Once a formidable warrior, years of the good life has allowed those muscles to atrophy and those jowls to drop. But it's not a bad life. Who needs to worry when you've got that Black Eagle fellow shoring up your western border? And the elves and gnomes to your north? And that...well, there is a haunted and mysterious forest to the east, but there are hardly ever any monsters popping their ugly mugs out of it. Besides, young adventurers are always happy to go on a quest, and knighthoods are cheap to grant. Maybe they'll take some of my (illegitimate) kids with ' 'em the ropes.

Sure wish the duchy wasn't in so much debt...

"What of it?"
Archduke as the Scheming Legacy Builder: or maybe your debt is just a means to an end. Tywin Lannister is a different kind of warlord: one who is ambitious, ruthless, and utterly dedicated to furthering the fortunes of his family and ensuring its legacy.

Stefan as Tywin would be perfectly happy to allow an equally ruthless warlord to rule the western long as the tool could be sufficiently controlled. Of more importance would be growing his own family, ensuring his own estates were secure, and building political alliances with other, rival nations. The infrastructure of the interior? Low priority compared to keeping up appearance in duchy's capital. A powerful naval force. Plate armored cavalry and perfectly drilled infantry. Evidence of pacified natives. And an open invitation to extra-nationals seeking to exploit the rich resources of the territory's interior.

No petty baron would do as a marriage partner for the ducal offspring; the archduke's children would be yet another resource to exploit and sell and help build the family's dominion and legacy.

"My followers were chosen as carefully
as the disciples of Christ."
Archduke as Bloody Handed Conquistador: But perhaps we'd like to use the native Traladarans...or some sort of indigenous prior inhabitants. Duke Stefan as Hernan Cortes could still be a B/X style adventurer...just one not conflicted about carving an empire out of an existing civilization.

This could be an archduke motivate by religion (slaying or converting the heathen pagans), riches (harvesting timber, mining precious metals), glory (etching his name on history), or bloody savagery (an excuse to kill). Truth is Cortes was a little bit of all those things, and while I've never met or read anything that ever praised the man or his actions, the fact remains that he made an indelible impression on the history of Mexico...and his descendants survive (comfortably) to this day.

Archduke as Chaos Cultist: AKA "Something Rotten in Specularum." Last one, and then I'll get this posted (man, I'm hopeful the next post in this series will be shorter!). Here's a quote direct from the 1st edition of Realms of Chaos: Slaves to Darkness...though with some [words] replaced:

"[Stefan] was regarded as the finest military commander that the [Empire of Thyatis] had produced. His abilities were faultless, and eventually the Emperor granted him the title of [Archduke]. This was a high honor...

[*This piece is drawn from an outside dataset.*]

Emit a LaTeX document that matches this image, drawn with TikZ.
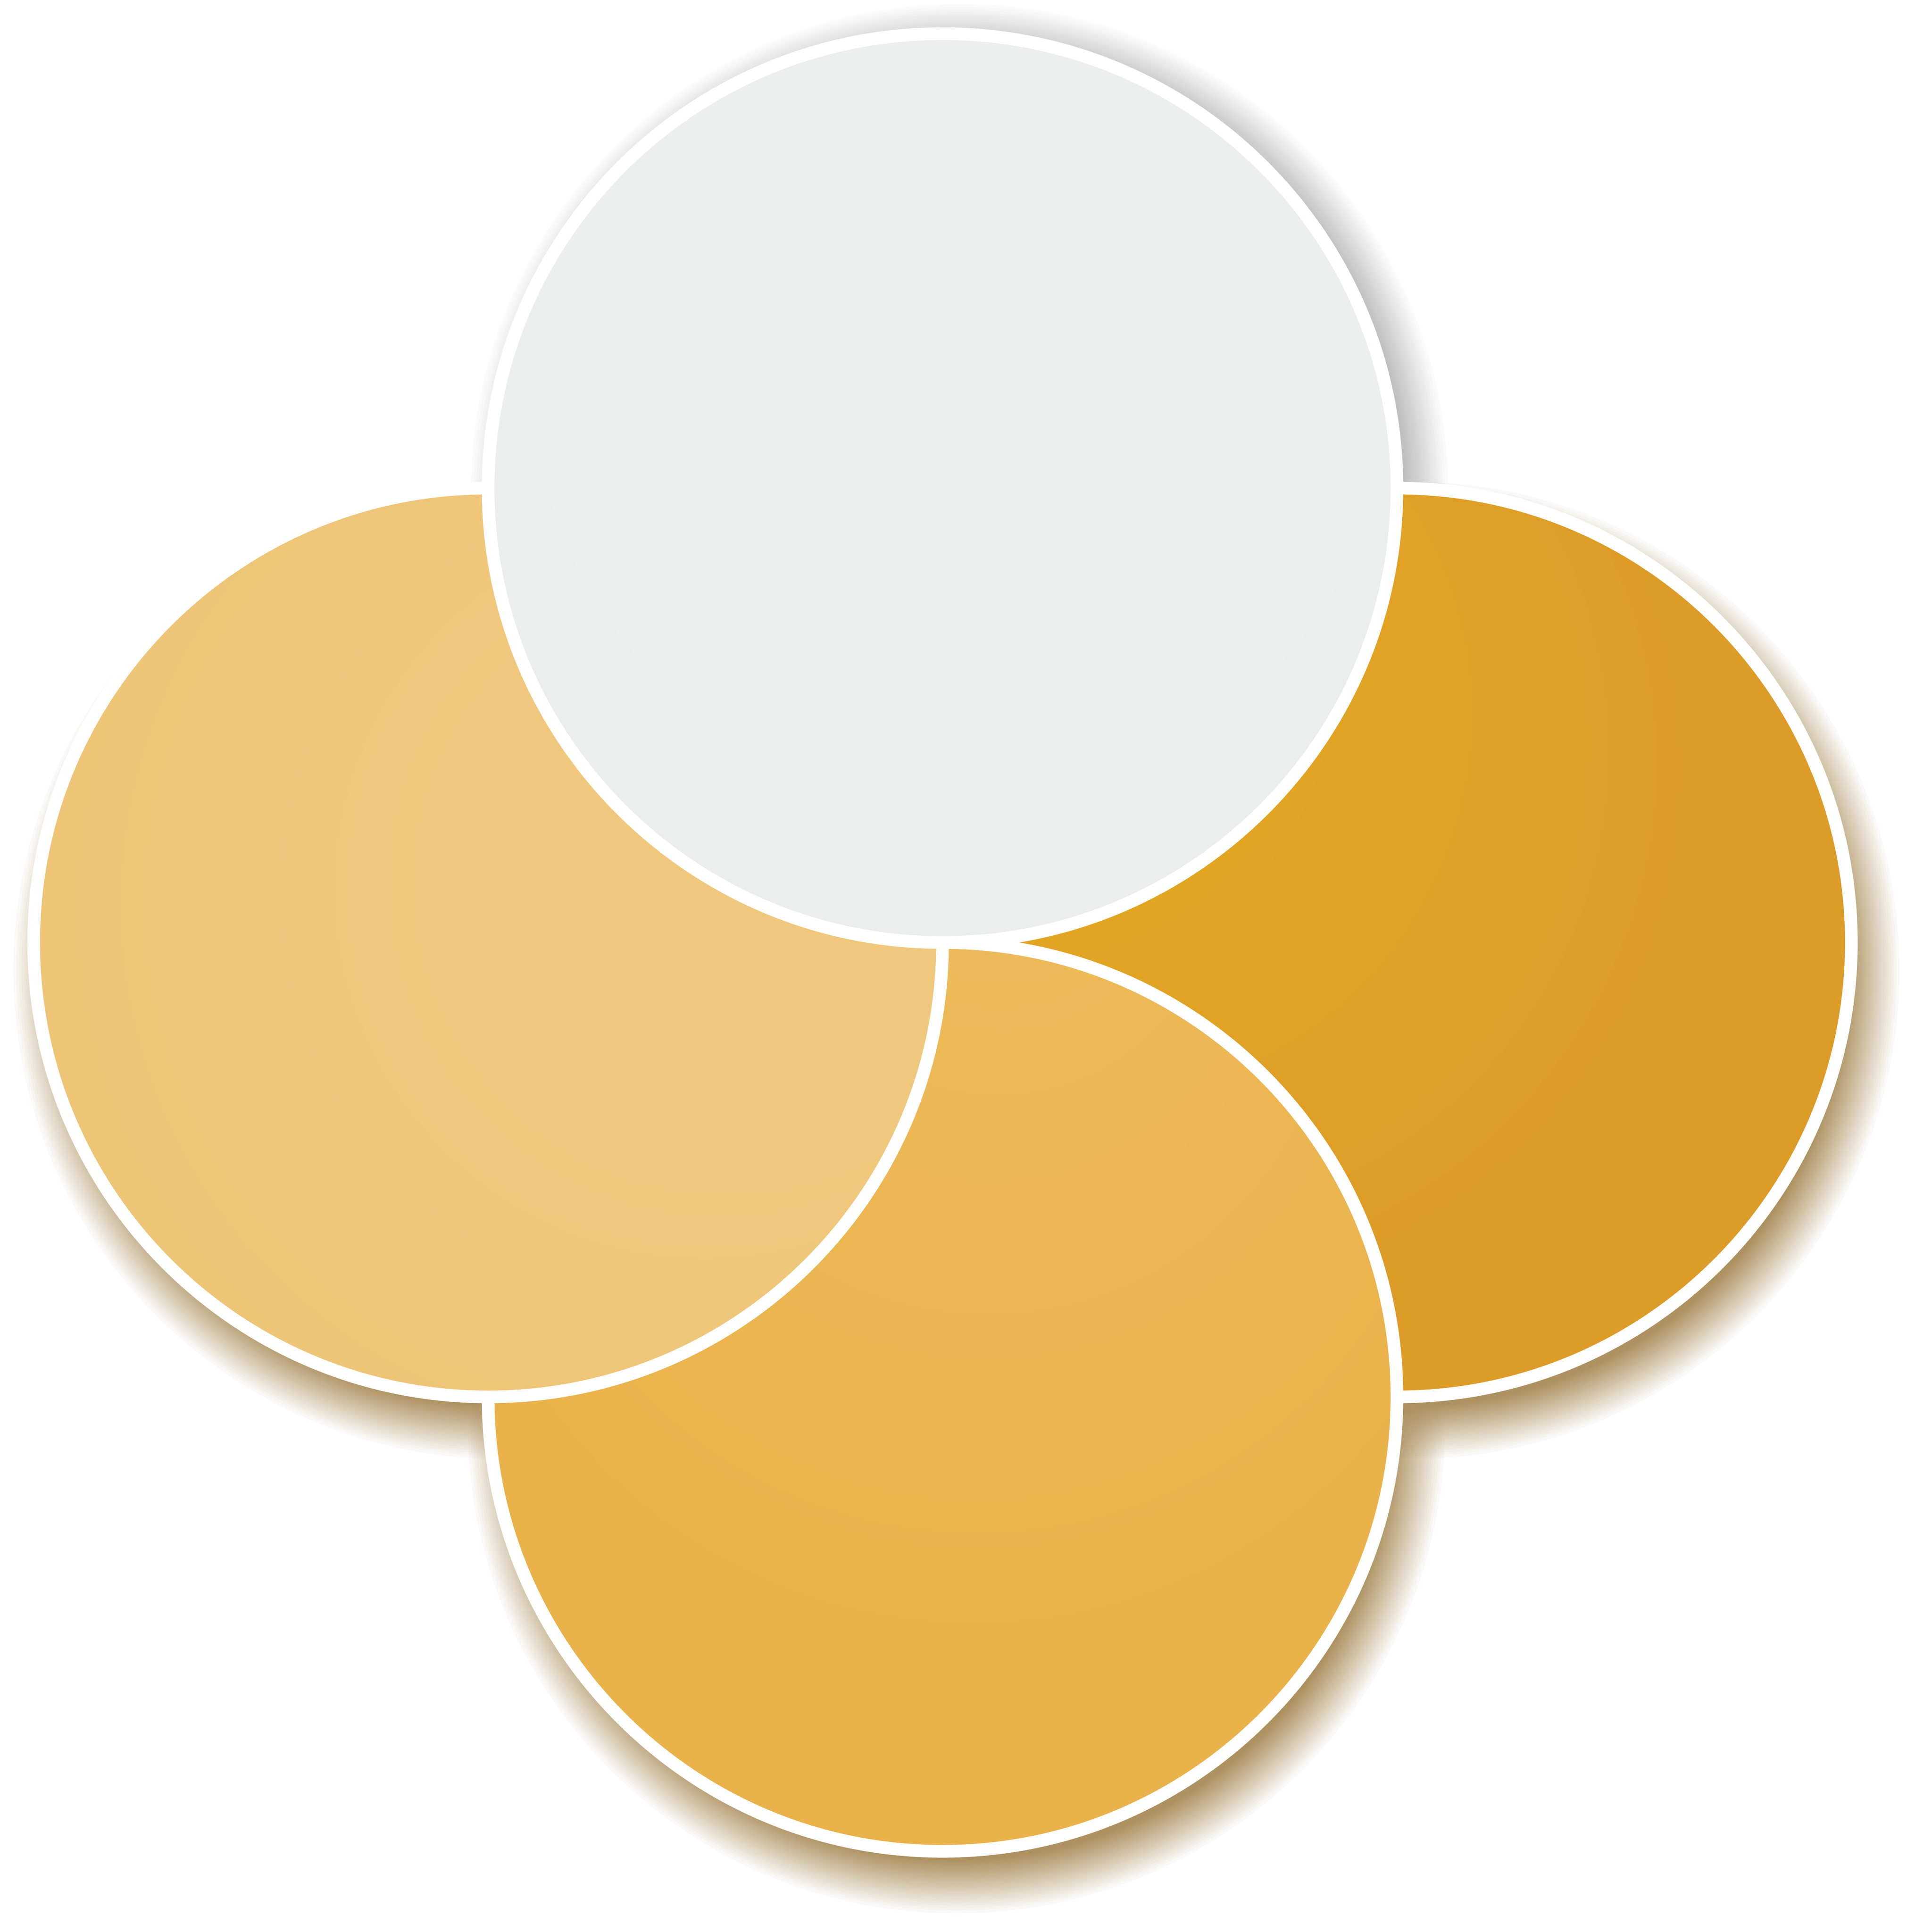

"Before [Stefan] could travel to [the Thyatian capital] to receive [additional reward] he fell ill [in] the [primitive territory] of [Traldara]. This was his undoing. During his convalescence [in Specularum] he was inducted into a secret warrior's lodge, which proved to be little more than a coven. A change of character became evident in the [archduke] - he had been possessed by a Daemon. [Stefan's] membership of the secret lodge was not unusual; Imperial soldiers were often encouraged to join warrior societies of this type..."

Late stage cultist Stefan.
Stefan Karameikos as Warmaster Horus may seem a bit of a stretch, but individuals in the Warhammer Fantasy setting fall prey to Chaos worship for all sorts of reasons (though, sure, it's usually tied to some sort of lust for power). Here's the great thing about it though: Chaos cultists usually strive with all their might to keep their allegiance secret. No one's going to pay taxes or follow the laws of a mutant scion of evil! And in a feudal society with a rigorously enforced social caste system, it's actually fairly easy to hide such least until your arm turns into a tentacle (then out will come the witch-hunters and the torches). See Shadows over Bogenhafen, etc. Anyway, the point is, an archduke that's fallen to Chaos has a lot more things to worry about then whether or not the roads are getting built...

All right, that's enough. More tomorrow!

[EDIT: I promise I'll come back and polish this post at a future date...when I have more time!]


  1. Great ideas for alternate Stefans.

    I disagree with your premise however. In Roman times, many if not most local populations welcomed Roman control. Rome provided military stability and incredible public works projects like roads and aqueducts. Commoner Traladarans probably saw their standard of living increase over time as security and infrastructure improved.

    This does not negate anything you write about alternate Archduke versions. Any of these guys would have the same situation to work from and perhaps reach the same point as the traditional one.

    1. @ Scott:

      Having not been alive at the time of the Roman conquest, I can't say for sure that you're not right. I'd only remind you that history books tend to be written by the victors (and most of our knowledge of the Romans comes from Roman writings) and Rome had the western world's greatest fighting force to back up everything they did...and countries were all too quick to revert to local control once the Roman Empire lost that military might.

  2. This is going to be fun. I have to admit I have never given Stefan a second thought. But my Mystara adventures usually happened in and around Glantri.

  3. You awoke my mind :D
    I took the chaos cultist idea and looked at it through a Warhammer lens. The comment is way long, though, so allow me to link it, JB.

    1. Right on, Janich. I'll check it out.